Le guide nous déclara que nous étions à Firia, et les ruines d’un grand village vinrent à l’appui de cette assertion. Mais qu’était devenu ce village ? La montagne était haute de cent mètres au moins ; nous ne pouvions songer à la franchir ce même jour, et la perspective de passer la nuit dans les broussailles ne me souriait guère. J’avais, depuis Koundian, considéré Firia comme un nouveau port, et voilà que nous étions sans eau ! Bon gré, mal gré, il fallut en prendre son parti.
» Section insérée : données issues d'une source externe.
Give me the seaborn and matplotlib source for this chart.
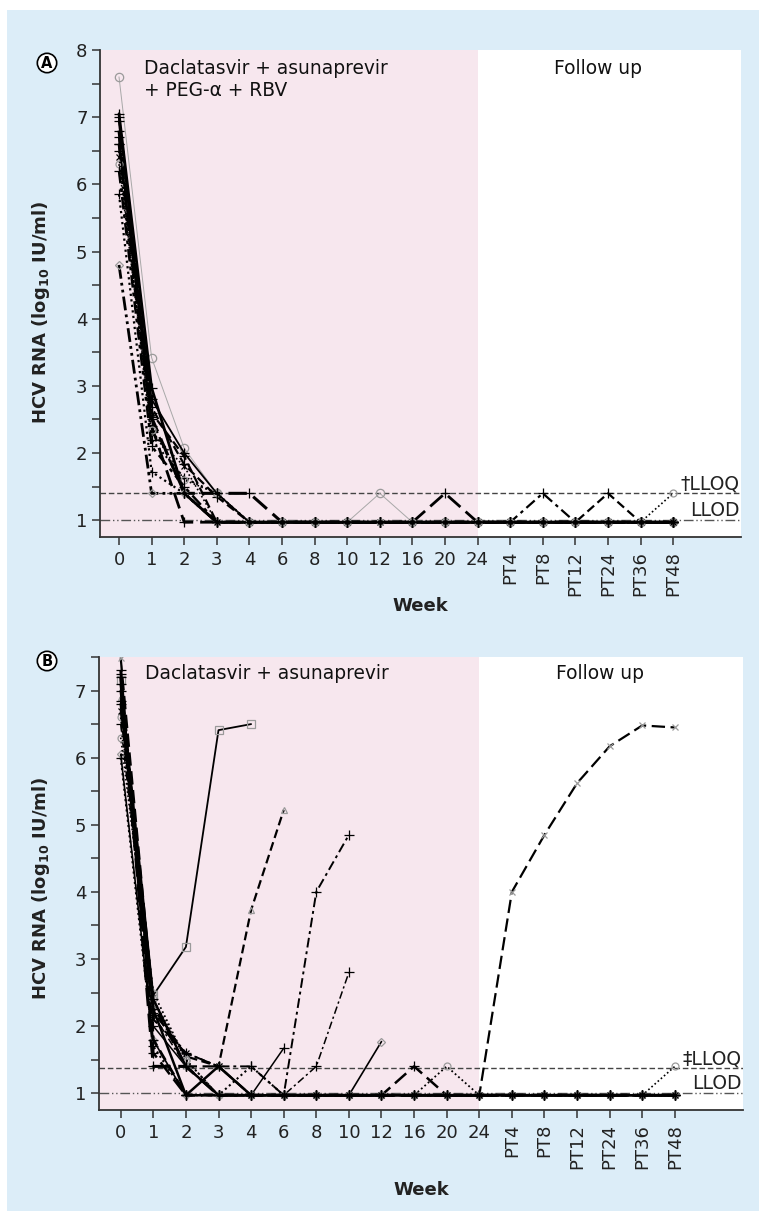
import numpy as np
import matplotlib
matplotlib.use("Agg")
import matplotlib.pyplot as plt
import matplotlib.transforms as mtransforms
from matplotlib.patches import Rectangle
import seaborn as sns

# ---------------- data ----------------
weeks = ['0', '1', '2', '3', '4', '6', '8', '10', '12', '16', '20', '24',
         'PT4', 'PT8', 'PT12', 'PT24', 'PT36', 'PT48']
lloq_a = 1.40
lloq_b = 1.38
llod = 1.0

# Panel A: daclatasvir + asunaprevir + PEG-alfa + RBV (log10 IU/ml per visit)
a01 = [7.6, 3.42, 2.07, 1.4, 0.97, 0.97, 0.97, 0.97, 1.4, 0.97, 0.97, 0.97, 0.97, 0.97, 0.97, 0.97, 0.97, 0.97]
a02 = [7.05, 2.97, 1.4, 0.97, 0.97, 0.97, 0.97, 0.97, 0.97, 0.97, 0.97, 0.97, 0.97, 0.97, 0.97, 0.97, 0.97, 0.97]
a03 = [6.95, 2.68, 1.83, 1.35, 0.97, 0.97, 0.97, 0.97, 0.97, 0.97, 0.97, 0.97, 0.97, 0.97, 0.97, 0.97, 0.97, 0.97]
a04 = [6.8, 2.53, 1.4, 1.4, 1.4, 0.97, 0.97, 0.97, 0.97, 0.97, 0.97, 0.97, 0.97, 0.97, 0.97, 0.97, 0.97, 0.97]
a05 = [6.6, 2.4, 0.97, 0.97, 0.97, 0.97, 0.97, 0.97, 0.97, 0.97, 1.4, 0.97, 0.97, 0.97, 0.97, 0.97, 0.97, 0.97]
a06 = [4.8, 1.4, 1.4, 0.97, 0.97, 0.97, 0.97, 0.97, 0.97, 0.97, 0.97, 0.97, 0.97, 0.97, 0.97, 0.97, 0.97, 0.97]
a07 = [5.85, 1.72, 1.4, 0.97, 0.97, 0.97, 0.97, 0.97, 0.97, 0.97, 0.97, 0.97, 0.97, 0.97, 0.97, 0.97, 0.97, 0.97]
a08 = [6.5, 2.2, 1.63, 1.4, 0.97, 0.97, 0.97, 0.97, 0.97, 0.97, 0.97, 0.97, 0.97, 0.97, 0.97, 0.97, 0.97, 0.97]
a09 = [6.4, 2.3, 1.8, 0.97, 0.97, 0.97, 0.97, 0.97, 0.97, 0.97, 0.97, 0.97, 0.97, 0.97, 0.97, 0.97, 0.97, 0.97]
a10 = [6.7, 2.5, 1.4, 0.97, 0.97, 0.97, 0.97, 0.97, 0.97, 0.97, 0.97, 0.97, 0.97, 1.4, 0.97, 0.97, 0.97, 0.97]
a11 = [7.0, 2.6, 1.95, 0.97, 0.97, 0.97, 0.97, 0.97, 0.97, 0.97, 0.97, 0.97, 0.97, 0.97, 0.97, 1.4, 0.97, 0.97]
a12 = [6.3, 2.35, 1.6, 1.4, 0.97, 0.97, 0.97, 0.97, 0.97, 0.97, 0.97, 0.97, 0.97, 0.97, 0.97, 0.97, 0.97, 1.4]
a13 = [6.6, 2.8, 2.0, 1.4, 0.97, 0.97, 0.97, 0.97, 0.97, 0.97, 0.97, 0.97, 0.97, 0.97, 0.97, 0.97, 0.97, 0.97]
a14 = [6.2, 2.1, 1.5, 0.97, 0.97, 0.97, 0.97, 0.97, 0.97, 0.97, 0.97, 0.97, 0.97, 0.97, 0.97, 0.97, 0.97, 0.97]

# Panel B: daclatasvir + asunaprevir
b01 = [7.15, 2.46, 3.18, 6.41, 6.5]
b02 = [6.9, 2.3, 1.55, 1.4, 3.73, 5.22]
b03 = [7.25, 2.2, 1.6, 1.4, 1.4, 0.97, 4.0, 4.85]
b04 = [6.85, 2.0, 1.4, 0.97, 0.97, 1.67]
b05 = [6.5, 2.17, 1.4, 0.97, 0.97, 0.97, 1.4, 2.8]
b06 = [6.05, 1.79, 0.97, 0.97, 0.97, 0.97, 0.97, 0.97, 1.77]
b07 = [7.1, 1.6, 0.97, 0.97, 0.97, 0.97, 0.97, 0.97, 0.97, 1.4, 0.97, 0.97, 0.97, 0.97, 0.97, 0.97, 0.97, 0.97]
b08 = [6.6, 2.5, 1.5, 0.97, 0.97, 0.97, 0.97, 0.97, 0.97, 0.97, 1.4, 0.97, 0.97, 0.97, 0.97, 0.97, 0.97, 0.97]
b09 = [7.48, 2.3, 1.4, 1.4, 0.97, 0.97, 0.97, 0.97, 0.97, 0.97, 0.97, 0.97, 4.0, 4.85, 5.62, 6.17, 6.48, 6.45]
b10 = [6.3, 2.4, 1.5, 0.97, 0.97, 0.97, 0.97, 0.97, 0.97, 0.97, 0.97, 0.97, 0.97, 0.97, 0.97, 0.97, 0.97, 1.4]
b11 = [7.2, 1.4, 1.4, 0.97, 0.97, 0.97, 0.97, 0.97, 0.97, 0.97, 0.97, 0.97, 0.97, 0.97, 0.97, 0.97, 0.97, 0.97]
b12 = [6.8, 2.4, 1.4, 0.97, 0.97, 0.97, 0.97, 0.97, 0.97, 0.97, 0.97, 0.97, 0.97, 0.97, 0.97, 0.97, 0.97, 0.97]
b13 = [7.0, 2.25, 0.97, 1.4, 0.97, 0.97, 0.97, 0.97, 0.97, 0.97, 0.97, 0.97, 0.97, 0.97, 0.97, 0.97, 0.97, 0.97]
b14 = [7.3, 1.8, 0.97, 0.97, 0.97, 0.97, 0.97, 0.97, 0.97, 0.97, 0.97, 0.97, 0.97, 0.97, 0.97, 0.97, 0.97, 0.97]
b15 = [6.0, 1.7, 0.97, 0.97, 1.4, 0.97, 0.97, 0.97, 0.97, 0.97, 0.97, 0.97, 0.97, 0.97, 0.97, 0.97, 0.97, 0.97]
b16 = [6.7, 2.1, 1.6, 1.4, 0.97, 0.97, 0.97, 0.97, 0.97, 0.97, 0.97, 0.97, 0.97, 0.97, 0.97, 0.97, 0.97, 0.97]

# ---------------- styles ----------------
SOLID = '-'
DASH = (0, (4, 2))
LDASH = (0, (6, 2.5))
DDOT = (0, (5, 2, 1.5, 2))
DDDOT = (0, (5, 1.5, 1, 1.5, 1, 1.5))
DOT = (0, (1, 1.5))
GRAY = '#9a9a9a'
PLUS = 6.5

# (linestyle, linewidth, line colour, marker, marker edge colour, marker size)
styles_a = [
    (SOLID, 0.7, '#a8a8a8', 'o', GRAY, 6),
    (SOLID, 2.0, 'black', '+', 'black', PLUS),
    (DASH, 1.6, 'black', '+', 'black', PLUS),
    (LDASH, 2.2, 'black', '+', 'black', PLUS),
    (LDASH, 2.0, 'black', '+', 'black', PLUS),
    (DDDOT, 2.0, 'black', 'D', GRAY, 4),
    (DOT, 1.6, 'black', '+', 'black', PLUS),
    (DOT, 1.5, 'black', '+', 'black', PLUS),
    (DOT, 1.2, 'black', 'x', 'black', 5),
    (DDOT, 1.6, 'black', '+', 'black', PLUS),
    (DASH, 1.6, 'black', '+', 'black', PLUS),
    (DOT, 1.2, 'black', 'o', GRAY, 5),
    (SOLID, 1.3, 'black', '+', 'black', PLUS),
    (DDOT, 1.8, 'black', '+', 'black', PLUS),
]
series_a = [a01, a02, a03, a04, a05, a06, a07, a08, a09, a10, a11, a12, a13, a14]

styles_b = [
    (SOLID, 1.3, 'black', 's', GRAY, 6),
    (DASH, 1.6, 'black', '^', GRAY, 5),
    (DDOT, 1.4, 'black', '+', 'black', PLUS),
    (SOLID, 1.1, 'black', '+', 'black', PLUS),
    (DDOT, 1.1, 'black', '+', 'black', PLUS),
    (SOLID, 1.2, 'black', 'D', GRAY, 4),
    (LDASH, 1.8, 'black', '+', 'black', PLUS),
    (DOT, 1.3, 'black', 'o', GRAY, 5),
    (LDASH, 1.6, 'black', 'x', GRAY, 5),
    (DOT, 1.2, 'black', 'o', GRAY, 5),
    (LDASH, 2.2, 'black', '+', 'black', PLUS),
    (SOLID, 1.8, 'black', '+', 'black', PLUS),
    (SOLID, 1.8, 'black', '+', 'black', PLUS),
    (DASH, 2.0, 'black', '+', 'black', PLUS),
    (DOT, 1.5, 'black', '+', 'black', PLUS),
    (DDOT, 1.4, 'black', 'x', 'black', 5),
]
series_b = [b01, b02, b03, b04, b05, b06, b07, b08, b09, b10, b11, b12, b13, b14, b15, b16]

BLUE = '#dcedf8'
PINK = '#f7e7ee'
SPINE = '#333333'

sns.set_style("ticks")
plt.rcParams['font.family'] = ['DejaVu Sans']
plt.rcParams['mathtext.fontset'] = 'dejavusans'

W, H = 759, 1211
fig = plt.figure(figsize=(W / 100, H / 100), dpi=100)
fig.patch.set_facecolor('white')
fig.patches.append(Rectangle((7 / W, 0), 1 - 7 / W, (H - 10) / H,
                             transform=fig.transFigure, facecolor=BLUE,
                             edgecolor='none', zorder=-10))


def px_axes(left, top, right, bottom):
    return fig.add_axes([left / W, (H - bottom) / H, (right - left) / W, (bottom - top) / H])


axA = px_axes(100, 50, 741, 537)
axB = px_axes(99, 657, 743, 1110)

panels = [
    dict(ax=axA, series=series_a, styles=styles_a, xlim=(-0.583, 19.08), ylim=(0.75, 8.0),
         yticks=np.arange(1, 8.01, 0.5), lloq=lloq_a, qlabel='\u2020LLOQ',
         title='Daclatasvir + asunaprevir\n+ PEG-\u03b1 + RBV', ttop=7.86,
         letter='A', ly=63, xlab_y=-0.123, ylab=(-0.075, 0.462)),
    dict(ax=axB, series=series_b, styles=styles_b, xlim=(-0.666, 19.09), ylim=(0.75, 7.5),
         yticks=np.arange(1, 7.51, 0.5), lloq=lloq_b, qlabel='\u2021LLOQ',
         title='Daclatasvir + asunaprevir', ttop=7.40,
         letter='B', ly=661, xlab_y=-0.157, ylab=(-0.073, 0.49)),
]

xpos = np.arange(len(weeks))

for p in panels:
    ax = p['ax']
    ax.set_facecolor('white')
    ax.axvspan(p['xlim'][0], 11, color=PINK, lw=0, zorder=0)
    ax.axhline(p['lloq'], color='#444444', lw=1.0, linestyle=(0, (4, 2)), zorder=1)
    ax.axhline(llod, color='#555555', lw=1.0, linestyle=(0, (7, 2, 1, 2, 1, 2)), zorder=1)

    for vals, (ls, lw, col, mk, mc, ms) in zip(p['series'], p['styles']):
        sns.lineplot(x=xpos[:len(vals)], y=vals, ax=ax, color=col, linestyle=ls,
                     linewidth=lw, marker=mk, markersize=ms, markeredgecolor=mc,
                     markerfacecolor='none', markeredgewidth=0.9,
                     errorbar=None, sort=False, zorder=3)

    ax.set_xlim(*p['xlim'])
    ax.set_ylim(*p['ylim'])
    ax.set_xticks(xpos)
    ax.set_xticklabels(weeks)
    for lab in ax.get_xticklabels():
        if lab.get_text().startswith('PT'):
            lab.set_rotation(90)
    ax.set_yticks(p['yticks'])
    ax.set_yticklabels([str(int(t)) if abs(t - round(t)) < 1e-9 else '' for t in p['yticks']])

    for side in ('top', 'right'):
        ax.spines[side].set_visible(False)
    for side in ('left', 'bottom'):
        ax.spines[side].set_color(SPINE)
        ax.spines[side].set_linewidth(1.3)
    ax.tick_params(axis='both', direction='out', length=6, width=1.1, color=SPINE,
                   labelsize=13, labelcolor='#222222')
    ax.tick_params(axis='x', pad=4)
    ax.tick_params(axis='y', pad=3)

    ax.set_xlabel('Week', fontsize=13, fontweight='bold', color='#222222')
    ax.xaxis.set_label_coords(0.5, p['xlab_y'])
    ax.set_ylabel(r'HCV RNA (log$_{\mathbf{10}}$ IU/ml)', fontsize=13,
                  fontweight='bold', color='#222222')
    ax.yaxis.set_label_coords(*p['ylab'])

    ax.text(0.76, p['ttop'], p['title'], ha='left', va='top', fontsize=13.4,
            color='#111111', zorder=5)
    ax.text(14.7, p['ttop'], 'Follow up', ha='center', va='top', fontsize=13.4,
            color='#111111', zorder=5)

    trans = mtransforms.blended_transform_factory(ax.transAxes, ax.transData)
    ax.text(0.998, p['lloq'] + 0.05, p['qlabel'], transform=trans, ha='right',
            va='baseline', fontsize=13.5, color='#222222', zorder=5)
    ax.text(0.998, llod + 0.06, 'LLOD', transform=trans, ha='right',
            va='baseline', fontsize=13.5, color='#222222', zorder=5)

    fig.text(47 / W, 1 - p['ly'] / H, p['letter'], ha='center', va='center',
             fontsize=10.5, fontweight='bold', color='black',
             bbox=dict(boxstyle='circle,pad=0.15', fc='white', ec='black', lw=1.2))

fig.savefig('out.png', dpi=100, facecolor=fig.get_facecolor())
Les animaux se passèrent de boire ; quelques calebasses d’eau amère et sale furent recueillies pour nous dans le marigot, et nous nous étendîmes sur nos couvertures.

La nuit ne tarda pas a venir, et vers onze heures du soir, nous fûmes réveillés par un décor féerique : la montagne devant nous était illuminée. La nuit était noire, une centaine de torches éclairait les escarpements ; quelques ombres humaines mises en relief par la lumière animaient ce tableau. Je ne me lassais pas de l’admirer : c’était le village de Firia, bâti sur le haut de la montagne qui venait nous apporter à souper : trente calebasses de mets du pays pour les hommes, et, pour nous, deux poules, des œufs, et un panier de mil pour les chevaux.

De plus, il fut bien convenu que le lendemain les habitants viendraient aider au transport des bagages pour franchir la montagne, car je me demandais comment les animaux grimperaient sur ces roches où les hommes ne passaient qu’avec l’aide d’un bambou.

Ce passage fut en effet difficile ; à l’exception d’une mule et d’un âne, il fallut décharger tous les animaux et porter les fardeaux à bras sur le sommet de la montagne. Heureusement on n’eut pas à redescendre, car nous étions sur un véritable plateau très-uni, ou se croisaient diverses montagnes, elles-mêmes assez élevées ; je compris alors la configuration du pays : nous avions quitté la vallée du Sénégal.

Le jour même nous allâmes camper à Niantanso

  1. Le Sénégal, on le sait, sort des montagnes du Fouta Diallon du sud de Timbo. Voy. le Voyage du capitaine Lambert dans cette contrée ; texte et carte. Tour du Monde, t. III, p. 373.